[begin Input records]

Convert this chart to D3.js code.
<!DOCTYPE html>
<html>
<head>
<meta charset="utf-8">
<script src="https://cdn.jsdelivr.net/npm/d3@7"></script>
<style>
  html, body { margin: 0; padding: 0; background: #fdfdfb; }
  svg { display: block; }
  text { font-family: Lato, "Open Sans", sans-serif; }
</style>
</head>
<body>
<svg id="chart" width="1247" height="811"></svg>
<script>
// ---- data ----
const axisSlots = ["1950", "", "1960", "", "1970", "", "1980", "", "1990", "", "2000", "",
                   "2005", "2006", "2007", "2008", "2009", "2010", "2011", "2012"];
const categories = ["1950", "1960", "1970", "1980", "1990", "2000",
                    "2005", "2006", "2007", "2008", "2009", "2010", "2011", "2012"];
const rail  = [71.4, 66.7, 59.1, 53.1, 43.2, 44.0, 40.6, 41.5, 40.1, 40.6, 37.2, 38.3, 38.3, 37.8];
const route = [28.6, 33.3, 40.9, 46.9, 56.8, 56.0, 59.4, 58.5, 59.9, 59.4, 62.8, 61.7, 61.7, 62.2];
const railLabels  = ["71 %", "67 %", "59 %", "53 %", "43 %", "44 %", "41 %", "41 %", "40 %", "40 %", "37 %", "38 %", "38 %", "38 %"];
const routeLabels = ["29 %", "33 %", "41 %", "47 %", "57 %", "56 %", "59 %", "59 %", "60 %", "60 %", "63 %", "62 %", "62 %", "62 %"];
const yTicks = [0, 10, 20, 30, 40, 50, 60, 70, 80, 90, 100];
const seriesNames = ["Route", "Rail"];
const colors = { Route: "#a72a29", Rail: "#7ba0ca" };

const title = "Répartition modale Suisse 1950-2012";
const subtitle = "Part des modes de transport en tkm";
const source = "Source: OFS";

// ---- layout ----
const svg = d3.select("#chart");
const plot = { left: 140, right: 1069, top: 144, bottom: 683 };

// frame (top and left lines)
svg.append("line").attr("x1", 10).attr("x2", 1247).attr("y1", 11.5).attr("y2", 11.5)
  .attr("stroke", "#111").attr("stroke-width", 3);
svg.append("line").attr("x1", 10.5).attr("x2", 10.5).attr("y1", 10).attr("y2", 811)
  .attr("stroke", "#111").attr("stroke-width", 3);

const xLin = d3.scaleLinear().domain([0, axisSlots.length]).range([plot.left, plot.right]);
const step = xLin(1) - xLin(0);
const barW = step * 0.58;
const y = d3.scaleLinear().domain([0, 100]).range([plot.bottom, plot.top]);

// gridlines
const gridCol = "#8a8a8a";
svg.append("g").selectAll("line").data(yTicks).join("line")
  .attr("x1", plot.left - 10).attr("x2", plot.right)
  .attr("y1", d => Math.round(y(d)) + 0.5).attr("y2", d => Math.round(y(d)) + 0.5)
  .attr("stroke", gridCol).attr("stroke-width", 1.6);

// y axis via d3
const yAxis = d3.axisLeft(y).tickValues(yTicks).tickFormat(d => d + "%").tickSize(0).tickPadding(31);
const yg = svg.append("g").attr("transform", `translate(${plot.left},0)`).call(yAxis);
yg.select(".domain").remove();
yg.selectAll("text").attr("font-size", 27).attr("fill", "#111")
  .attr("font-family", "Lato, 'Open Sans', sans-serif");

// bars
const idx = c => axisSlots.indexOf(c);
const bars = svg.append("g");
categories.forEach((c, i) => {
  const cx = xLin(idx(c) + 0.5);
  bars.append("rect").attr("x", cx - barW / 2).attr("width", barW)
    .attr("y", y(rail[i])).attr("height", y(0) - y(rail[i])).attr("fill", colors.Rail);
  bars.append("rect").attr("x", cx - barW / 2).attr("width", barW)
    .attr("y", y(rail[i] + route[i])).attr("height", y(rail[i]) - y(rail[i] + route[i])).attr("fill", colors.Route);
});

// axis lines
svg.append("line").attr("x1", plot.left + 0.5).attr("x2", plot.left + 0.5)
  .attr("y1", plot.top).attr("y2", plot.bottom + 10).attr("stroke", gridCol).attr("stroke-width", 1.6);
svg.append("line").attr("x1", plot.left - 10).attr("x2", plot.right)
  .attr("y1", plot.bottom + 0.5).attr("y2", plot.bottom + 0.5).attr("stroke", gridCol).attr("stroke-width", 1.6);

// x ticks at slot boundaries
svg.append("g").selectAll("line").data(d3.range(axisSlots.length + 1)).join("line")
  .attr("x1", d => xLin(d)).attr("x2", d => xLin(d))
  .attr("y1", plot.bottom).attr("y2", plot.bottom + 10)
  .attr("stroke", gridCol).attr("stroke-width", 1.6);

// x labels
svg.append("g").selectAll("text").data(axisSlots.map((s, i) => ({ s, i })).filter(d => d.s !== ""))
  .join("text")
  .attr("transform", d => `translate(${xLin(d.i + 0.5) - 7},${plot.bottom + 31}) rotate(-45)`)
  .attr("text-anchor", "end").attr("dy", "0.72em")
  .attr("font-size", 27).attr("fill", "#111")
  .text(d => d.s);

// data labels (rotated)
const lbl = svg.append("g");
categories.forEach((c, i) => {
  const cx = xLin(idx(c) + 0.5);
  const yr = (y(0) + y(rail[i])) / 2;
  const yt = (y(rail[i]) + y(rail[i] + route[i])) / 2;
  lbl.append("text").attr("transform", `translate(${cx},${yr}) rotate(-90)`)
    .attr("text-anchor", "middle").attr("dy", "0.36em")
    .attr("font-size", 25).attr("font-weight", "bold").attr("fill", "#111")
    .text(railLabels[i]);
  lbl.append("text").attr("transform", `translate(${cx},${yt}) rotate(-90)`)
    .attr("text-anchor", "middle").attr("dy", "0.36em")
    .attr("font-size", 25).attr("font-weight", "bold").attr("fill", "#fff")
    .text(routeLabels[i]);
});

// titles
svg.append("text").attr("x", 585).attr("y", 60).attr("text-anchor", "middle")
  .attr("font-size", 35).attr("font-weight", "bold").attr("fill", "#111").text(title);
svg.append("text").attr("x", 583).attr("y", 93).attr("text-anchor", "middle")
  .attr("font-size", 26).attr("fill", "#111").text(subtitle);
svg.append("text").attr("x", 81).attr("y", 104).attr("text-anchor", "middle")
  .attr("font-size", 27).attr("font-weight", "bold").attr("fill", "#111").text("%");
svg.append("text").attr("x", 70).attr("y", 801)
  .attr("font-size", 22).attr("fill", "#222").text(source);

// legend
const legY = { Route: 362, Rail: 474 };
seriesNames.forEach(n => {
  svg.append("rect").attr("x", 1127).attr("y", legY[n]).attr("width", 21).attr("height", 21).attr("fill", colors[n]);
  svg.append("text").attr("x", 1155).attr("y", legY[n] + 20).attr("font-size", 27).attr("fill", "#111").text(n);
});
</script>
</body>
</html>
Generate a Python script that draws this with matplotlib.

[end Input records]

**What is required:** Extract the listing in its entirety, matching it exactly.

**The solution:**
Convert this chart to D3.js code.
<!DOCTYPE html>
<html>
<head>
<meta charset="utf-8">
<script src="https://cdn.jsdelivr.net/npm/d3@7"></script>
<style>
  html, body { margin: 0; padding: 0; background: #fdfdfb; }
  svg { display: block; }
  text { font-family: Lato, "Open Sans", sans-serif; }
</style>
</head>
<body>
<svg id="chart" width="1247" height="811"></svg>
<script>
// ---- data ----
const axisSlots = ["1950", "", "1960", "", "1970", "", "1980", "", "1990", "", "2000", "",
                   "2005", "2006", "2007", "2008", "2009", "2010", "2011", "2012"];
const categories = ["1950", "1960", "1970", "1980", "1990", "2000",
                    "2005", "2006", "2007", "2008", "2009", "2010", "2011", "2012"];
const rail  = [71.4, 66.7, 59.1, 53.1, 43.2, 44.0, 40.6, 41.5, 40.1, 40.6, 37.2, 38.3, 38.3, 37.8];
const route = [28.6, 33.3, 40.9, 46.9, 56.8, 56.0, 59.4, 58.5, 59.9, 59.4, 62.8, 61.7, 61.7, 62.2];
const railLabels  = ["71 %", "67 %", "59 %", "53 %", "43 %", "44 %", "41 %", "41 %", "40 %", "40 %", "37 %", "38 %", "38 %", "38 %"];
const routeLabels = ["29 %", "33 %", "41 %", "47 %", "57 %", "56 %", "59 %", "59 %", "60 %", "60 %", "63 %", "62 %", "62 %", "62 %"];
const yTicks = [0, 10, 20, 30, 40, 50, 60, 70, 80, 90, 100];
const seriesNames = ["Route", "Rail"];
const colors = { Route: "#a72a29", Rail: "#7ba0ca" };

const title = "Répartition modale Suisse 1950-2012";
const subtitle = "Part des modes de transport en tkm";
const source = "Source: OFS";

// ---- layout ----
const svg = d3.select("#chart");
const plot = { left: 140, right: 1069, top: 144, bottom: 683 };

// frame (top and left lines)
svg.append("line").attr("x1", 10).attr("x2", 1247).attr("y1", 11.5).attr("y2", 11.5)
  .attr("stroke", "#111").attr("stroke-width", 3);
svg.append("line").attr("x1", 10.5).attr("x2", 10.5).attr("y1", 10).attr("y2", 811)
  .attr("stroke", "#111").attr("stroke-width", 3);

const xLin = d3.scaleLinear().domain([0, axisSlots.length]).range([plot.left, plot.right]);
const step = xLin(1) - xLin(0);
const barW = step * 0.58;
const y = d3.scaleLinear().domain([0, 100]).range([plot.bottom, plot.top]);

// gridlines
const gridCol = "#8a8a8a";
svg.append("g").selectAll("line").data(yTicks).join("line")
  .attr("x1", plot.left - 10).attr("x2", plot.right)
  .attr("y1", d => Math.round(y(d)) + 0.5).attr("y2", d => Math.round(y(d)) + 0.5)
  .attr("stroke", gridCol).attr("stroke-width", 1.6);

// y axis via d3
const yAxis = d3.axisLeft(y).tickValues(yTicks).tickFormat(d => d + "%").tickSize(0).tickPadding(31);
const yg = svg.append("g").attr("transform", `translate(${plot.left},0)`).call(yAxis);
yg.select(".domain").remove();
yg.selectAll("text").attr("font-size", 27).attr("fill", "#111")
  .attr("font-family", "Lato, 'Open Sans', sans-serif");

// bars
const idx = c => axisSlots.indexOf(c);
const bars = svg.append("g");
categories.forEach((c, i) => {
  const cx = xLin(idx(c) + 0.5);
  bars.append("rect").attr("x", cx - barW / 2).attr("width", barW)
    .attr("y", y(rail[i])).attr("height", y(0) - y(rail[i])).attr("fill", colors.Rail);
  bars.append("rect").attr("x", cx - barW / 2).attr("width", barW)
    .attr("y", y(rail[i] + route[i])).attr("height", y(rail[i]) - y(rail[i] + route[i])).attr("fill", colors.Route);
});

// axis lines
svg.append("line").attr("x1", plot.left + 0.5).attr("x2", plot.left + 0.5)
  .attr("y1", plot.top).attr("y2", plot.bottom + 10).attr("stroke", gridCol).attr("stroke-width", 1.6);
svg.append("line").attr("x1", plot.left - 10).attr("x2", plot.right)
  .attr("y1", plot.bottom + 0.5).attr("y2", plot.bottom + 0.5).attr("stroke", gridCol).attr("stroke-width", 1.6);

// x ticks at slot boundaries
svg.append("g").selectAll("line").data(d3.range(axisSlots.length + 1)).join("line")
  .attr("x1", d => xLin(d)).attr("x2", d => xLin(d))
  .attr("y1", plot.bottom).attr("y2", plot.bottom + 10)
  .attr("stroke", gridCol).attr("stroke-width", 1.6);

// x labels
svg.append("g").selectAll("text").data(axisSlots.map((s, i) => ({ s, i })).filter(d => d.s !== ""))
  .join("text")
  .attr("transform", d => `translate(${xLin(d.i + 0.5) - 7},${plot.bottom + 31}) rotate(-45)`)
  .attr("text-anchor", "end").attr("dy", "0.72em")
  .attr("font-size", 27).attr("fill", "#111")
  .text(d => d.s);

// data labels (rotated)
const lbl = svg.append("g");
categories.forEach((c, i) => {
  const cx = xLin(idx(c) + 0.5);
  const yr = (y(0) + y(rail[i])) / 2;
  const yt = (y(rail[i]) + y(rail[i] + route[i])) / 2;
  lbl.append("text").attr("transform", `translate(${cx},${yr}) rotate(-90)`)
    .attr("text-anchor", "middle").attr("dy", "0.36em")
    .attr("font-size", 25).attr("font-weight", "bold").attr("fill", "#111")
    .text(railLabels[i]);
  lbl.append("text").attr("transform", `translate(${cx},${yt}) rotate(-90)`)
    .attr("text-anchor", "middle").attr("dy", "0.36em")
    .attr("font-size", 25).attr("font-weight", "bold").attr("fill", "#fff")
    .text(routeLabels[i]);
});

// titles
svg.append("text").attr("x", 585).attr("y", 60).attr("text-anchor", "middle")
  .attr("font-size", 35).attr("font-weight", "bold").attr("fill", "#111").text(title);
svg.append("text").attr("x", 583).attr("y", 93).attr("text-anchor", "middle")
  .attr("font-size", 26).attr("fill", "#111").text(subtitle);
svg.append("text").attr("x", 81).attr("y", 104).attr("text-anchor", "middle")
  .attr("font-size", 27).attr("font-weight", "bold").attr("fill", "#111").text("%");
svg.append("text").attr("x", 70).attr("y", 801)
  .attr("font-size", 22).attr("fill", "#222").text(source);

// legend
const legY = { Route: 362, Rail: 474 };
seriesNames.forEach(n => {
  svg.append("rect").attr("x", 1127).attr("y", legY[n]).attr("width", 21).attr("height", 21).attr("fill", colors[n]);
  svg.append("text").attr("x", 1155).attr("y", legY[n] + 20).attr("font-size", 27).attr("fill", "#111").text(n);
});
</script>
</body>
</html>
Generate a Python script that draws this with matplotlib.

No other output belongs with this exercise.